== REQUIRED WORK ==
Count how many lines mention the word "code". Write that number alone.
--- DATA PROVIDED ---
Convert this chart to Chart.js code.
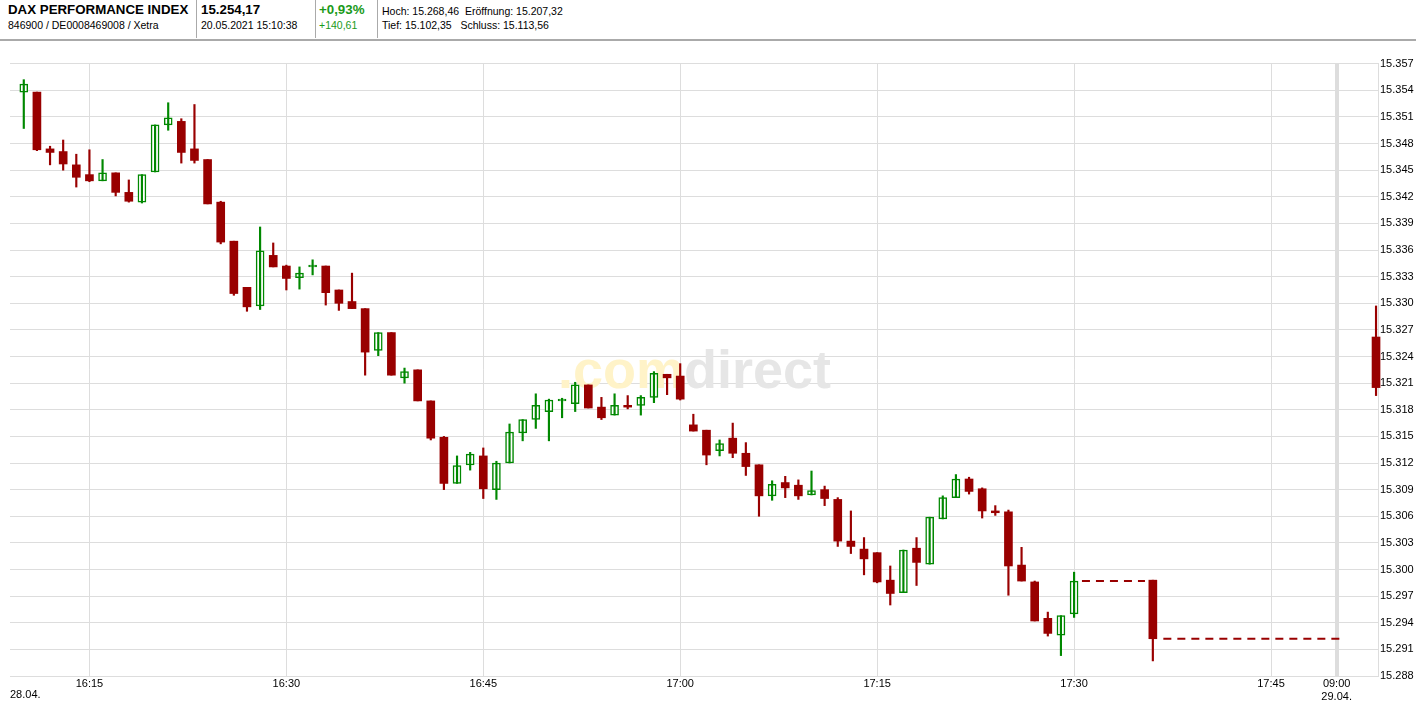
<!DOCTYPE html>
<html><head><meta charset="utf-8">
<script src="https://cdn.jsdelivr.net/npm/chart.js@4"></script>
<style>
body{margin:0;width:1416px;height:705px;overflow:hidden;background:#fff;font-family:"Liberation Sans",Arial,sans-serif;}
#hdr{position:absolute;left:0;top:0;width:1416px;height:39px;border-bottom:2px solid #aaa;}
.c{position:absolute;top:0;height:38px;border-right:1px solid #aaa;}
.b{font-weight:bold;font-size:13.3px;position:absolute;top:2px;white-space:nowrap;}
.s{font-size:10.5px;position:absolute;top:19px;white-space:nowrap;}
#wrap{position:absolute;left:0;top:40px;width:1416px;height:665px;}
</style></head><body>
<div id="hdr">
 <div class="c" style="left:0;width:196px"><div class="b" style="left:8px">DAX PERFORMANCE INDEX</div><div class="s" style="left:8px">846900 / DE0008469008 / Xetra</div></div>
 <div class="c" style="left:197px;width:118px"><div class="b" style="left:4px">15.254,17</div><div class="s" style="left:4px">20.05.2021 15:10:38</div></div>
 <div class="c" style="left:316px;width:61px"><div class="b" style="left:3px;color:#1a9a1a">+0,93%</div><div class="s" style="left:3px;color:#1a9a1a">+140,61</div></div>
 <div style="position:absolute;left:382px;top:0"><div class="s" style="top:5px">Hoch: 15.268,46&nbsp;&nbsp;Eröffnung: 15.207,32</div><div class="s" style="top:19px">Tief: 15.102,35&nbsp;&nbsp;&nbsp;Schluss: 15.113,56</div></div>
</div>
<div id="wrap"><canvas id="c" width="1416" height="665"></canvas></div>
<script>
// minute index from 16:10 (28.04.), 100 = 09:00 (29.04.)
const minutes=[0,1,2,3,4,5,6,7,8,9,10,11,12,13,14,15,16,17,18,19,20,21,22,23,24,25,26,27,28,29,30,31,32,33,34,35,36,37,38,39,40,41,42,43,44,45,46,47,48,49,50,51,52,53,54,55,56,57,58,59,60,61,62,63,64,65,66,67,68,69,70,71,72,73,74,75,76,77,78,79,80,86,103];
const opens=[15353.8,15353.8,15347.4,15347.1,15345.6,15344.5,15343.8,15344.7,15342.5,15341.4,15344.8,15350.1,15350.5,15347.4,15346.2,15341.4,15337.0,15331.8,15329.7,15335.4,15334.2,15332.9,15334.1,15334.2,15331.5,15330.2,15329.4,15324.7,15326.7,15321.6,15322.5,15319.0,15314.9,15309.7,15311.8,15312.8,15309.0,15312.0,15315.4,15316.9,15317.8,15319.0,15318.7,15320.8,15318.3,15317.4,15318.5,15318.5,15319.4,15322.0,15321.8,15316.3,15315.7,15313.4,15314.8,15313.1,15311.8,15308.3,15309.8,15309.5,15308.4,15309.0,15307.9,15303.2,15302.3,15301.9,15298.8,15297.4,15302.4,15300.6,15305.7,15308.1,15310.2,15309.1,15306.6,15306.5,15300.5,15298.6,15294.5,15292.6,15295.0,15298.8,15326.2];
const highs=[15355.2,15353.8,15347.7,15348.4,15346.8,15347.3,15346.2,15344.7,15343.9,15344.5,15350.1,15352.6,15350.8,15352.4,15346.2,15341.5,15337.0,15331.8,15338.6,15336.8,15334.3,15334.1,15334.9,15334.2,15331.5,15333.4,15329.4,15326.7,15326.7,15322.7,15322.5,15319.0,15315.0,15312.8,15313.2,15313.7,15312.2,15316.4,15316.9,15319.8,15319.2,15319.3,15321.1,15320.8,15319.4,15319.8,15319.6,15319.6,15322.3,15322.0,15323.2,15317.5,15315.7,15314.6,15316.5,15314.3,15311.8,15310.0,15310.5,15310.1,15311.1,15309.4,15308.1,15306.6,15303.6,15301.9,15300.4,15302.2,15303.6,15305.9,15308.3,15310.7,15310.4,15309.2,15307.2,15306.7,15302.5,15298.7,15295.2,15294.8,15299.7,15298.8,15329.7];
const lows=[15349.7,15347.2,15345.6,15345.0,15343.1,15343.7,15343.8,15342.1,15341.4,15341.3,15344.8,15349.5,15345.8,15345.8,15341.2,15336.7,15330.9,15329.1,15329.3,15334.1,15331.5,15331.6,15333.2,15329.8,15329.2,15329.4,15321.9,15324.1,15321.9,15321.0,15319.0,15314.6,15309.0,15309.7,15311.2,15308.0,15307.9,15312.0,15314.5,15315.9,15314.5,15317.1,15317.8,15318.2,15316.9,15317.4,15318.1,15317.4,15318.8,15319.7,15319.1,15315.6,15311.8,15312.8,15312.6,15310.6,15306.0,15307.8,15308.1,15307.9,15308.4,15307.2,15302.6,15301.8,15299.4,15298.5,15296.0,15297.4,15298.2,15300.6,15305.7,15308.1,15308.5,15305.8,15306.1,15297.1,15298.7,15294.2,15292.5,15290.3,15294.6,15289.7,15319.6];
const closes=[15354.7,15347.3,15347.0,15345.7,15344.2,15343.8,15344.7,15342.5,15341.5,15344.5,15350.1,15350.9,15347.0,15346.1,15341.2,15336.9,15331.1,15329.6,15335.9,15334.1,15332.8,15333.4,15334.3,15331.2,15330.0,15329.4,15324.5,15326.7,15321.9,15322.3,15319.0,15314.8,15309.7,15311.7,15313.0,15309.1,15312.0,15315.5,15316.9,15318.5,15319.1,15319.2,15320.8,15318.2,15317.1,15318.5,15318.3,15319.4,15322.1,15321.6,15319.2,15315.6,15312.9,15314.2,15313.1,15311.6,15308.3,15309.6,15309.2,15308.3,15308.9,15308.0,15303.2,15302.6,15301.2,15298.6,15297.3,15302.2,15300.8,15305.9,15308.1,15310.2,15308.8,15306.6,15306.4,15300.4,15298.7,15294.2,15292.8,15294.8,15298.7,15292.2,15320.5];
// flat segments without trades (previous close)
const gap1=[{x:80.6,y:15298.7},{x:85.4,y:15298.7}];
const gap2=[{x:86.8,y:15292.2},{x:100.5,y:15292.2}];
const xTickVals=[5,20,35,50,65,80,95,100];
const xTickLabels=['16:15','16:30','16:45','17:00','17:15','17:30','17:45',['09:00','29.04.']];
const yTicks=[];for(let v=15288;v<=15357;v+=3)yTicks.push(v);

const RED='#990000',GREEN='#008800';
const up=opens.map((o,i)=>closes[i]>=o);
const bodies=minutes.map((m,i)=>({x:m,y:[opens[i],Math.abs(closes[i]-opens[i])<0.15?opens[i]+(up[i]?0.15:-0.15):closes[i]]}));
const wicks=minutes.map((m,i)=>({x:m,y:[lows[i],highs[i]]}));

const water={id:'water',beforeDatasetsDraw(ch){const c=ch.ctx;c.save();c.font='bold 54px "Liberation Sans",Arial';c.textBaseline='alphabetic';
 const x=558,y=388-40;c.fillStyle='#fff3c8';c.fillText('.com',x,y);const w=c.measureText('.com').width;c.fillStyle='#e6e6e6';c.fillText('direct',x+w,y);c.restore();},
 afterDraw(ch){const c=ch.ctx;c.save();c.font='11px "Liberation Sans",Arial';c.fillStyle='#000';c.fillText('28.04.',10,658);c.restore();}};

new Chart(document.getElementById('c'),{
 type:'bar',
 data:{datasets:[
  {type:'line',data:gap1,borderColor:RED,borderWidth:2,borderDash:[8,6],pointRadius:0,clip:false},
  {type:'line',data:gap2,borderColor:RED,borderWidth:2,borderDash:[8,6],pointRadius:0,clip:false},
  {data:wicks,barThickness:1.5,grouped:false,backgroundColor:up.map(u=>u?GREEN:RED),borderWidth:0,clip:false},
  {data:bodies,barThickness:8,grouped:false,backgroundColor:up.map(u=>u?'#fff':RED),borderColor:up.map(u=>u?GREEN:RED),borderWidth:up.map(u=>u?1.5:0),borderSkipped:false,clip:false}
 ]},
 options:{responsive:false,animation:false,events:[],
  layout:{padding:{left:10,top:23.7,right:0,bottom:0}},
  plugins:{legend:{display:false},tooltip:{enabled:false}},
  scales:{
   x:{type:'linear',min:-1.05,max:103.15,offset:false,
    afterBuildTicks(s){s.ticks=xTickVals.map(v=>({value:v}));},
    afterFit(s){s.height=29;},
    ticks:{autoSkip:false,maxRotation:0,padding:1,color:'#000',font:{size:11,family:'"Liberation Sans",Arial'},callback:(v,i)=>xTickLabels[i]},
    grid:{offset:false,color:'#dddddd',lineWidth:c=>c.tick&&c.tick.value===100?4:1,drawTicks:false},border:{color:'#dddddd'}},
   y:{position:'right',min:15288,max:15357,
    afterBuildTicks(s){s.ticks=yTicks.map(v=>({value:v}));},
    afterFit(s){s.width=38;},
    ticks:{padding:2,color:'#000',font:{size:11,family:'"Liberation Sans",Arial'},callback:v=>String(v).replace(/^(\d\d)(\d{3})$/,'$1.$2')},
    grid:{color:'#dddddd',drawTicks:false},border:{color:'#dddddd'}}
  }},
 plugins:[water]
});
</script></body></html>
---
--- DATA PROVIDED ---
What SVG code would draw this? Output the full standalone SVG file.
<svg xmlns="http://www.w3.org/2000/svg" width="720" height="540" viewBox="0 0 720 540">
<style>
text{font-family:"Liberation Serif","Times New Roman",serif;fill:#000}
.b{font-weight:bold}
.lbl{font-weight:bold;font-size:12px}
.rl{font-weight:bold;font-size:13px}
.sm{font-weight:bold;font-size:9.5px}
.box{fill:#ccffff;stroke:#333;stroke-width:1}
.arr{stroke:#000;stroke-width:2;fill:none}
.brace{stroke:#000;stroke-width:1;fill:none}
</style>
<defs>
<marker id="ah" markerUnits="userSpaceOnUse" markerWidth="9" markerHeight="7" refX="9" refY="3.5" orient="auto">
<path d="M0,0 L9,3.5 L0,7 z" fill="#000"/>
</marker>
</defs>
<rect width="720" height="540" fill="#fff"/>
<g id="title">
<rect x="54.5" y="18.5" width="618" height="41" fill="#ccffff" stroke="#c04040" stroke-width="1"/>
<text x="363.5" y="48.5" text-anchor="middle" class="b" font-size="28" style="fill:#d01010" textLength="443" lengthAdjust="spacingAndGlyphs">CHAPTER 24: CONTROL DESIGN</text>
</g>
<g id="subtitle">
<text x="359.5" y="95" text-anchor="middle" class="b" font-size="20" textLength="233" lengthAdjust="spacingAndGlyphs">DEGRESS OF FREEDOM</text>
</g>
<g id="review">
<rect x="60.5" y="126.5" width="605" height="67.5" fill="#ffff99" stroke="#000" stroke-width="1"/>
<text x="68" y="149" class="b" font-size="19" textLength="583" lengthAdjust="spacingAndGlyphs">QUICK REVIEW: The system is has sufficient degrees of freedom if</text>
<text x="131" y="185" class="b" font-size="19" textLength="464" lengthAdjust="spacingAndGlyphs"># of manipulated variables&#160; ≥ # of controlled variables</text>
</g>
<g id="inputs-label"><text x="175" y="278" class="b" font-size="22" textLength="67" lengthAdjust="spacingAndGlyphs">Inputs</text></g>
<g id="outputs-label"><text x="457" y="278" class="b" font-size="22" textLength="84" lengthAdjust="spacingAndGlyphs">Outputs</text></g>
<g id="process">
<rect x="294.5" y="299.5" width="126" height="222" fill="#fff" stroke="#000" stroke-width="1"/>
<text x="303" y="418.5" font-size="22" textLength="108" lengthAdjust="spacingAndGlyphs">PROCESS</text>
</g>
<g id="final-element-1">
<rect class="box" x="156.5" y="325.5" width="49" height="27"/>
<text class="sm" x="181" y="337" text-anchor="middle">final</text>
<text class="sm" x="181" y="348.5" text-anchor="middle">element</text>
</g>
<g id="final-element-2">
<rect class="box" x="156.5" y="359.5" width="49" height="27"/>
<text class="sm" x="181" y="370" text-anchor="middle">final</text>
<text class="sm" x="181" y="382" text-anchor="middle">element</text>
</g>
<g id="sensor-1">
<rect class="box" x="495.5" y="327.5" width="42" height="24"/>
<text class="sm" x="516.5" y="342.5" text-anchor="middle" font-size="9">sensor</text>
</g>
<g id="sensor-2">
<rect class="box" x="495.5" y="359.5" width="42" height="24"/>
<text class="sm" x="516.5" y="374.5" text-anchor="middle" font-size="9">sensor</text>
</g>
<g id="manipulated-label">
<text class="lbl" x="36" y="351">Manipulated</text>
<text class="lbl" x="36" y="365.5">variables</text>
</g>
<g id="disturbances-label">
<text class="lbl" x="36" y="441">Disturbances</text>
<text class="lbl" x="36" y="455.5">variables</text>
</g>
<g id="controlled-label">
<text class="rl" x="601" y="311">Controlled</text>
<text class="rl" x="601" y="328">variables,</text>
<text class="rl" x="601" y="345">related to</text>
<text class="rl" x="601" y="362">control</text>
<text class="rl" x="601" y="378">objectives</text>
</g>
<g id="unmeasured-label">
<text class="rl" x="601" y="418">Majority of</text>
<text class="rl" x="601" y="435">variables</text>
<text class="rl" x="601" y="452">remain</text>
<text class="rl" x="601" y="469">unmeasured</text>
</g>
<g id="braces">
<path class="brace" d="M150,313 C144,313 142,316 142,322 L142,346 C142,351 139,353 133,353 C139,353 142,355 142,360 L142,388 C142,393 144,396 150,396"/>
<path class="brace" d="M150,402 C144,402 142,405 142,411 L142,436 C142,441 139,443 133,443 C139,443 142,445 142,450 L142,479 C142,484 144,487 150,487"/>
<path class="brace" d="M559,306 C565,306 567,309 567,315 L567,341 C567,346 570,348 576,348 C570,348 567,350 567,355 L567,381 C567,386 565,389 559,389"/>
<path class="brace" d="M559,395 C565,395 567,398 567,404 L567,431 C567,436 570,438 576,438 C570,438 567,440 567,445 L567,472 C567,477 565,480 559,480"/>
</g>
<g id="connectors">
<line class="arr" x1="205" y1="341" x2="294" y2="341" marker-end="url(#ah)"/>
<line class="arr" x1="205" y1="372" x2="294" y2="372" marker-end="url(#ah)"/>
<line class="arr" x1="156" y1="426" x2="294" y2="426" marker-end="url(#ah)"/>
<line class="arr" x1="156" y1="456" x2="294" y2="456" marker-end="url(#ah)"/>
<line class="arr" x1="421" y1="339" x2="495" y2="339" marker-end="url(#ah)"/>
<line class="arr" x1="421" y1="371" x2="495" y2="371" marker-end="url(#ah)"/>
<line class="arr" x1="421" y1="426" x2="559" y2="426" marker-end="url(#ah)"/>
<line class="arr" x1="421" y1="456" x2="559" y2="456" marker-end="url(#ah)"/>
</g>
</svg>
---
--- DATA PROVIDED ---
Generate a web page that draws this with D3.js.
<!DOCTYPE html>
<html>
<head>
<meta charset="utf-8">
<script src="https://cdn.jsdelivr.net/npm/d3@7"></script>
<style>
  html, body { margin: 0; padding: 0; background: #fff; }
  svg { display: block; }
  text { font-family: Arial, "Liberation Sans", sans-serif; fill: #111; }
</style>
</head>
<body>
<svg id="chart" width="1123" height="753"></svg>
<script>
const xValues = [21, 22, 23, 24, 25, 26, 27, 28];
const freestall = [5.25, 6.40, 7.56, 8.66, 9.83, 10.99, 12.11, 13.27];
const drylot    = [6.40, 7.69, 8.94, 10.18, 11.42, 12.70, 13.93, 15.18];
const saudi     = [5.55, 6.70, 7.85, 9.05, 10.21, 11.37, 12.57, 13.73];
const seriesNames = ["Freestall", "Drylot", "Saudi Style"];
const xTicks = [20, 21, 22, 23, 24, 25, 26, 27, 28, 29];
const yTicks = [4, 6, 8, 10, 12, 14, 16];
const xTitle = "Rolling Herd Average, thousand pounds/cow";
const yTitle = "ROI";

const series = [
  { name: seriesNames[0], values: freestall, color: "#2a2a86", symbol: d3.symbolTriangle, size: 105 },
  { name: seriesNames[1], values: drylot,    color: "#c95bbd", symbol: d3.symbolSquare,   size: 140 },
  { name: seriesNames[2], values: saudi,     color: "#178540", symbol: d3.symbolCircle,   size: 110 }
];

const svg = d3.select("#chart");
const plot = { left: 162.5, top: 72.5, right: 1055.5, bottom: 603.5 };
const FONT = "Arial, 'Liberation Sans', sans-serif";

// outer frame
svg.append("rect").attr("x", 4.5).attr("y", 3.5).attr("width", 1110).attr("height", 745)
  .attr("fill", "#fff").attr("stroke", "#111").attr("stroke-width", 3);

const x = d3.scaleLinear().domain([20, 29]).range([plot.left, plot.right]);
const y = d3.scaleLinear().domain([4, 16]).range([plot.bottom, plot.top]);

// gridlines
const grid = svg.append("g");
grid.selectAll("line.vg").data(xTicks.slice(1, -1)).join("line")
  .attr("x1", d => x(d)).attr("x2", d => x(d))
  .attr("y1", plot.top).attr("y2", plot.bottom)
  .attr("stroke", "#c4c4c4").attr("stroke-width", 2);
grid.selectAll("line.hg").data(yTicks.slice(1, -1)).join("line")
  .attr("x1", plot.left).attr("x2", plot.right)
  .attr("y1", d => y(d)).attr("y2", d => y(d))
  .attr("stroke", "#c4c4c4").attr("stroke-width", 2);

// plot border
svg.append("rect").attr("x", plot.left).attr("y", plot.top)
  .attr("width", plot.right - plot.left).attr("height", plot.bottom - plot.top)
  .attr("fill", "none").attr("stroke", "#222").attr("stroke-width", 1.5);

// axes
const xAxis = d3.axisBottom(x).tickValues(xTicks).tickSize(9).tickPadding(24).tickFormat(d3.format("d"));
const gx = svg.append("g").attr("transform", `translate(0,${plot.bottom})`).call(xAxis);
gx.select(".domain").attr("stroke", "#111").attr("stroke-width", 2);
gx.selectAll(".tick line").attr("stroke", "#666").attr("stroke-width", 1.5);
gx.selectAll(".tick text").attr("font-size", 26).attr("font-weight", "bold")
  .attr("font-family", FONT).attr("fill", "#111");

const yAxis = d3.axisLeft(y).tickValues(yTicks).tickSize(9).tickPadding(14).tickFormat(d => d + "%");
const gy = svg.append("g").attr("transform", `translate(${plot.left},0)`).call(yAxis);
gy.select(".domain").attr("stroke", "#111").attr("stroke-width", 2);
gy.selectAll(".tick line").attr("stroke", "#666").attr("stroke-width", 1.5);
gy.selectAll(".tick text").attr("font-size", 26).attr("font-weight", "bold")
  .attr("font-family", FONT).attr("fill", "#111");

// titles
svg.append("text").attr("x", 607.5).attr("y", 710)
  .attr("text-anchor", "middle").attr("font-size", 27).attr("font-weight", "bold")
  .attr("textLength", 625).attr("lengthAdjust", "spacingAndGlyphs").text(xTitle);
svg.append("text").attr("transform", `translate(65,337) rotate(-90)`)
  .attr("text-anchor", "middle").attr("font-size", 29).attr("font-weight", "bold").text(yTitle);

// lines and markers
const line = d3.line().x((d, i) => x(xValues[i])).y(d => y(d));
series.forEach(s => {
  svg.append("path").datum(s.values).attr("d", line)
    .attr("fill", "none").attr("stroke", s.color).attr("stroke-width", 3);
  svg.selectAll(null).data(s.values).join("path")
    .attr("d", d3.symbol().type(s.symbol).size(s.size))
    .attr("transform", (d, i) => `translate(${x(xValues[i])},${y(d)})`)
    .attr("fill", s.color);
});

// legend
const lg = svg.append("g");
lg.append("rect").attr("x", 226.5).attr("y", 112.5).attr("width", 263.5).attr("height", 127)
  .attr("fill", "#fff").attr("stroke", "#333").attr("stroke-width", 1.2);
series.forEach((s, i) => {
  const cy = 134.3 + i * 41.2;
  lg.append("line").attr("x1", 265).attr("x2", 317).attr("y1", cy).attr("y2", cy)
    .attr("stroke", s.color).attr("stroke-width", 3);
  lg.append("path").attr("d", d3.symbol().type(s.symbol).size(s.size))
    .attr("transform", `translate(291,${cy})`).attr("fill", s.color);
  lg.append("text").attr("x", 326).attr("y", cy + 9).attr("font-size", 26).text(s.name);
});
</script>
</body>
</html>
---
== RESULT OF THE EXERCISE ==
2